START Data block
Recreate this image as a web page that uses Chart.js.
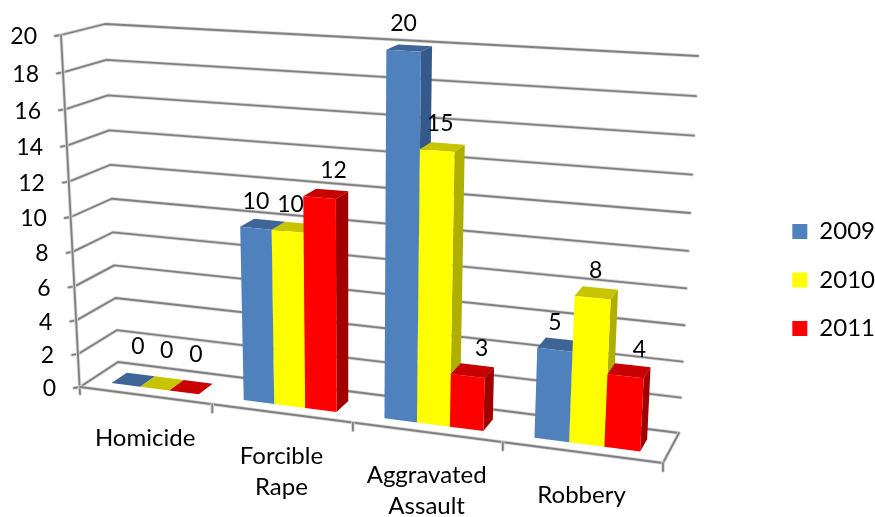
<!DOCTYPE html>
<html>
<head>
<meta charset="utf-8">
<title>Offenses</title>
<script src="https://cdn.jsdelivr.net/npm/chart.js@4"></script>
<style>
  html, body { margin: 0; padding: 0; background: #fff; }
  #wrap { width: 875px; height: 517px; }
</style>
</head>
<body>
<div id="wrap"><canvas id="myChart"></canvas></div>
<script>
const categories = [['Homicide'], ['Forcible', 'Rape'], ['Aggravated', 'Assault'], ['Robbery']];
const seriesNames = ['2009', '2010', '2011'];
const values2009 = [0, 10, 20, 5];
const values2010 = [0, 10, 15, 8];
const values2011 = [0, 12, 3, 4];

const frontColors = ['#4f81bd', '#ffff00', '#ff0000'];
const topColors = ['#3e6595', '#c8c400', '#c80000'];
const sideColors = ['#335a8a', '#afaf00', '#a00000'];
const labelShift = [0, 3, 14];

const FONT = '24px Lato';
const VALUE_FONT = '23px Lato';
const GRID = '#808080';

// corners of the 3d box on screen, [u][v][depth]
const box = {
  fl0: [80, 387], fr0: [663, 463], bl0: [118, 362], br0: [679, 433],
  fl1: [61, 35], fr1: [684, 71], bl1: [105, 24], br1: [698, 56]
};
const barFront = 0.27;
const barBack = 0.68;

function project(u, v, d) {
  // perspective: the scales are not quite even on screen
  const uu = 0.88 * u / (1 - 0.12 * u);
  const vv = 0.934 * v / (1 - 0.066 * v);
  const out = [];
  for (let i = 0; i < 2; i++) {
    const f0 = box.fl0[i] + (box.fr0[i] - box.fl0[i]) * uu;
    const f1 = box.fl1[i] + (box.fr1[i] - box.fl1[i]) * uu;
    const b0 = box.bl0[i] + (box.br0[i] - box.bl0[i]) * uu;
    const b1 = box.bl1[i] + (box.br1[i] - box.bl1[i]) * uu;
    const f = f0 + (f1 - f0) * vv;
    const b = b0 + (b1 - b0) * vv;
    out.push(f + (b - f) * d);
  }
  return out;
}

function poly(ctx, pts, color) {
  ctx.beginPath();
  pts.forEach((p, i) => i ? ctx.lineTo(p[0], p[1]) : ctx.moveTo(p[0], p[1]));
  ctx.closePath();
  ctx.fillStyle = color;
  ctx.fill();
}

function line(ctx, pts) {
  // soft lighter edge below, the original lines look a bit blurred
  [['#d6d6d6', 3.5], [GRID, 1.8]].forEach(s => {
    ctx.beginPath();
    pts.forEach((p, i) => i ? ctx.lineTo(p[0], p[1]) : ctx.moveTo(p[0], p[1]));
    ctx.strokeStyle = s[0];
    ctx.lineWidth = s[1];
    ctx.stroke();
  });
}

const box3d = {
  id: 'box3d',
  beforeDatasetsDraw(chart) {
    const ctx = chart.ctx;
    const area = chart.chartArea;
    const sx = chart.scales.x;
    const sy = chart.scales.y;
    const toU = x => (x - area.left) / area.width;
    const toV = y => (area.bottom - y) / area.height;

    ctx.save();
    ctx.lineCap = 'round';
    ctx.lineJoin = 'round';

    // walls and grid lines
    sy.ticks.forEach(t => {
      const v = toV(sy.getPixelForValue(t.value));
      const a = project(0, v, 0);
      line(ctx, [[a[0] - 6, a[1] + 1], a, project(0, v, 1), project(1, v, 1)]);
    });
    line(ctx, [project(0, 1, 0), [box.fl0[0], box.fl0[1] + 7]]);
    line(ctx, [project(0, 0, 0), project(1, 0, 0), project(1, 0, 1)]);
    const ends = categories.map((c, i) => i + 1);
    ends.forEach(i => {
      const p = project(i / categories.length, 0, 0);
      line(ctx, [p, [p[0], p[1] + 8]]);
    });

    // bars, one group at a time so the front ones cover the back ones
    categories.forEach((c, i) => {
      chart.data.datasets.forEach((ds, k) => {
        const el = chart.getDatasetMeta(k).data[i];
        const u0 = toU(el.x - el.width / 2);
        const u1 = toU(el.x + el.width / 2);
        const v1 = toV(el.y);
        const v0 = toV(el.base);
        poly(ctx, [project(u0, v1, barFront), project(u1, v1, barFront), project(u1, v1, barBack), project(u0, v1, barBack)], topColors[k]);
        poly(ctx, [project(u1, v0, barFront), project(u1, v1, barFront), project(u1, v1, barBack), project(u1, v0, barBack)], sideColors[k]);
        poly(ctx, [project(u0, v0, barFront), project(u1, v0, barFront), project(u1, v1, barFront), project(u0, v1, barFront)], frontColors[k]);
      });
    });

    // value labels
    ctx.font = VALUE_FONT;
    ctx.fillStyle = '#000';
    ctx.textBaseline = 'middle';
    ctx.textAlign = 'center';
    chart.data.datasets.forEach((ds, k) => {
      chart.getDatasetMeta(k).data.forEach((el, i) => {
        const p = project(toU(el.x), toV(el.y), barFront);
        const zero = ds.data[i] === 0;
        ctx.fillText(String(ds.data[i]), p[0] + (zero ? 12 : labelShift[k]), p[1] - (zero ? 38 : 27));
      });
    });

    // axis labels
    ctx.textAlign = 'right';
    sy.ticks.forEach(t => {
      const p = project(0, toV(sy.getPixelForValue(t.value)), 0);
      ctx.fillText(String(t.value), p[0] - 24, p[1] + 2);
    });
    ctx.font = FONT;
    ctx.textAlign = 'center';
    categories.forEach((c, i) => {
      const p = project(toU(sx.getPixelForValue(i)), 0, 0);
      c.forEach((txt, n) => ctx.fillText(txt, p[0], p[1] + 43 + n * 31));
    });
    ctx.restore();
    return false; // the 3d faces replace the flat bars
  }
};

new Chart(document.getElementById('myChart'), {
  type: 'bar',
  plugins: [box3d],
  data: {
    labels: categories,
    datasets: [
      { label: seriesNames[0], data: values2009, backgroundColor: frontColors[0] },
      { label: seriesNames[1], data: values2010, backgroundColor: frontColors[1] },
      { label: seriesNames[2], data: values2011, backgroundColor: frontColors[2] }
    ]
  },
  options: {
    responsive: true,
    maintainAspectRatio: false,
    animation: false,
    layout: { padding: { top: 43, right: -10 } },
    datasets: { bar: { categoryPercentage: 2 / 3, barPercentage: 1 } },
    scales: {
      x: {
        grid: { display: false },
        border: { display: false },
        ticks: { display: false },
        afterFit(scale) { scale.height = 129; }
      },
      y: {
        min: 0,
        max: 20,
        grid: { display: false },
        border: { display: false },
        ticks: { display: false, stepSize: 2 },
        afterFit(scale) { scale.width = 80; }
      }
    },
    plugins: {
      tooltip: { enabled: false },
      legend: {
        position: 'right',
        labels: {
          boxWidth: 15,
          boxHeight: 15,
          padding: 24.5,
          color: '#000',
          font: { family: 'Lato', size: 24 }
        }
      }
    }
  }
});
</script>
</body>
</html>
END Data block
Stated exercise:
Omit each picture, then return all of the listing exactly as it stands.

Task solution:
Recreate this image as a web page that uses Chart.js.
<!DOCTYPE html>
<html>
<head>
<meta charset="utf-8">
<title>Offenses</title>
<script src="https://cdn.jsdelivr.net/npm/chart.js@4"></script>
<style>
  html, body { margin: 0; padding: 0; background: #fff; }
  #wrap { width: 875px; height: 517px; }
</style>
</head>
<body>
<div id="wrap"><canvas id="myChart"></canvas></div>
<script>
const categories = [['Homicide'], ['Forcible', 'Rape'], ['Aggravated', 'Assault'], ['Robbery']];
const seriesNames = ['2009', '2010', '2011'];
const values2009 = [0, 10, 20, 5];
const values2010 = [0, 10, 15, 8];
const values2011 = [0, 12, 3, 4];

const frontColors = ['#4f81bd', '#ffff00', '#ff0000'];
const topColors = ['#3e6595', '#c8c400', '#c80000'];
const sideColors = ['#335a8a', '#afaf00', '#a00000'];
const labelShift = [0, 3, 14];

const FONT = '24px Lato';
const VALUE_FONT = '23px Lato';
const GRID = '#808080';

// corners of the 3d box on screen, [u][v][depth]
const box = {
  fl0: [80, 387], fr0: [663, 463], bl0: [118, 362], br0: [679, 433],
  fl1: [61, 35], fr1: [684, 71], bl1: [105, 24], br1: [698, 56]
};
const barFront = 0.27;
const barBack = 0.68;

function project(u, v, d) {
  // perspective: the scales are not quite even on screen
  const uu = 0.88 * u / (1 - 0.12 * u);
  const vv = 0.934 * v / (1 - 0.066 * v);
  const out = [];
  for (let i = 0; i < 2; i++) {
    const f0 = box.fl0[i] + (box.fr0[i] - box.fl0[i]) * uu;
    const f1 = box.fl1[i] + (box.fr1[i] - box.fl1[i]) * uu;
    const b0 = box.bl0[i] + (box.br0[i] - box.bl0[i]) * uu;
    const b1 = box.bl1[i] + (box.br1[i] - box.bl1[i]) * uu;
    const f = f0 + (f1 - f0) * vv;
    const b = b0 + (b1 - b0) * vv;
    out.push(f + (b - f) * d);
  }
  return out;
}

function poly(ctx, pts, color) {
  ctx.beginPath();
  pts.forEach((p, i) => i ? ctx.lineTo(p[0], p[1]) : ctx.moveTo(p[0], p[1]));
  ctx.closePath();
  ctx.fillStyle = color;
  ctx.fill();
}

function line(ctx, pts) {
  // soft lighter edge below, the original lines look a bit blurred
  [['#d6d6d6', 3.5], [GRID, 1.8]].forEach(s => {
    ctx.beginPath();
    pts.forEach((p, i) => i ? ctx.lineTo(p[0], p[1]) : ctx.moveTo(p[0], p[1]));
    ctx.strokeStyle = s[0];
    ctx.lineWidth = s[1];
    ctx.stroke();
  });
}

const box3d = {
  id: 'box3d',
  beforeDatasetsDraw(chart) {
    const ctx = chart.ctx;
    const area = chart.chartArea;
    const sx = chart.scales.x;
    const sy = chart.scales.y;
    const toU = x => (x - area.left) / area.width;
    const toV = y => (area.bottom - y) / area.height;

    ctx.save();
    ctx.lineCap = 'round';
    ctx.lineJoin = 'round';

    // walls and grid lines
    sy.ticks.forEach(t => {
      const v = toV(sy.getPixelForValue(t.value));
      const a = project(0, v, 0);
      line(ctx, [[a[0] - 6, a[1] + 1], a, project(0, v, 1), project(1, v, 1)]);
    });
    line(ctx, [project(0, 1, 0), [box.fl0[0], box.fl0[1] + 7]]);
    line(ctx, [project(0, 0, 0), project(1, 0, 0), project(1, 0, 1)]);
    const ends = categories.map((c, i) => i + 1);
    ends.forEach(i => {
      const p = project(i / categories.length, 0, 0);
      line(ctx, [p, [p[0], p[1] + 8]]);
    });

    // bars, one group at a time so the front ones cover the back ones
    categories.forEach((c, i) => {
      chart.data.datasets.forEach((ds, k) => {
        const el = chart.getDatasetMeta(k).data[i];
        const u0 = toU(el.x - el.width / 2);
        const u1 = toU(el.x + el.width / 2);
        const v1 = toV(el.y);
        const v0 = toV(el.base);
        poly(ctx, [project(u0, v1, barFront), project(u1, v1, barFront), project(u1, v1, barBack), project(u0, v1, barBack)], topColors[k]);
        poly(ctx, [project(u1, v0, barFront), project(u1, v1, barFront), project(u1, v1, barBack), project(u1, v0, barBack)], sideColors[k]);
        poly(ctx, [project(u0, v0, barFront), project(u1, v0, barFront), project(u1, v1, barFront), project(u0, v1, barFront)], frontColors[k]);
      });
    });

    // value labels
    ctx.font = VALUE_FONT;
    ctx.fillStyle = '#000';
    ctx.textBaseline = 'middle';
    ctx.textAlign = 'center';
    chart.data.datasets.forEach((ds, k) => {
      chart.getDatasetMeta(k).data.forEach((el, i) => {
        const p = project(toU(el.x), toV(el.y), barFront);
        const zero = ds.data[i] === 0;
        ctx.fillText(String(ds.data[i]), p[0] + (zero ? 12 : labelShift[k]), p[1] - (zero ? 38 : 27));
      });
    });

    // axis labels
    ctx.textAlign = 'right';
    sy.ticks.forEach(t => {
      const p = project(0, toV(sy.getPixelForValue(t.value)), 0);
      ctx.fillText(String(t.value), p[0] - 24, p[1] + 2);
    });
    ctx.font = FONT;
    ctx.textAlign = 'center';
    categories.forEach((c, i) => {
      const p = project(toU(sx.getPixelForValue(i)), 0, 0);
      c.forEach((txt, n) => ctx.fillText(txt, p[0], p[1] + 43 + n * 31));
    });
    ctx.restore();
    return false; // the 3d faces replace the flat bars
  }
};

new Chart(document.getElementById('myChart'), {
  type: 'bar',
  plugins: [box3d],
  data: {
    labels: categories,
    datasets: [
      { label: seriesNames[0], data: values2009, backgroundColor: frontColors[0] },
      { label: seriesNames[1], data: values2010, backgroundColor: frontColors[1] },
      { label: seriesNames[2], data: values2011, backgroundColor: frontColors[2] }
    ]
  },
  options: {
    responsive: true,
    maintainAspectRatio: false,
    animation: false,
    layout: { padding: { top: 43, right: -10 } },
    datasets: { bar: { categoryPercentage: 2 / 3, barPercentage: 1 } },
    scales: {
      x: {
        grid: { display: false },
        border: { display: false },
        ticks: { display: false },
        afterFit(scale) { scale.height = 129; }
      },
      y: {
        min: 0,
        max: 20,
        grid: { display: false },
        border: { display: false },
        ticks: { display: false, stepSize: 2 },
        afterFit(scale) { scale.width = 80; }
      }
    },
    plugins: {
      tooltip: { enabled: false },
      legend: {
        position: 'right',
        labels: {
          boxWidth: 15,
          boxHeight: 15,
          padding: 24.5,
          color: '#000',
          font: { family: 'Lato', size: 24 }
        }
      }
    }
  }
});
</script>
</body>
</html>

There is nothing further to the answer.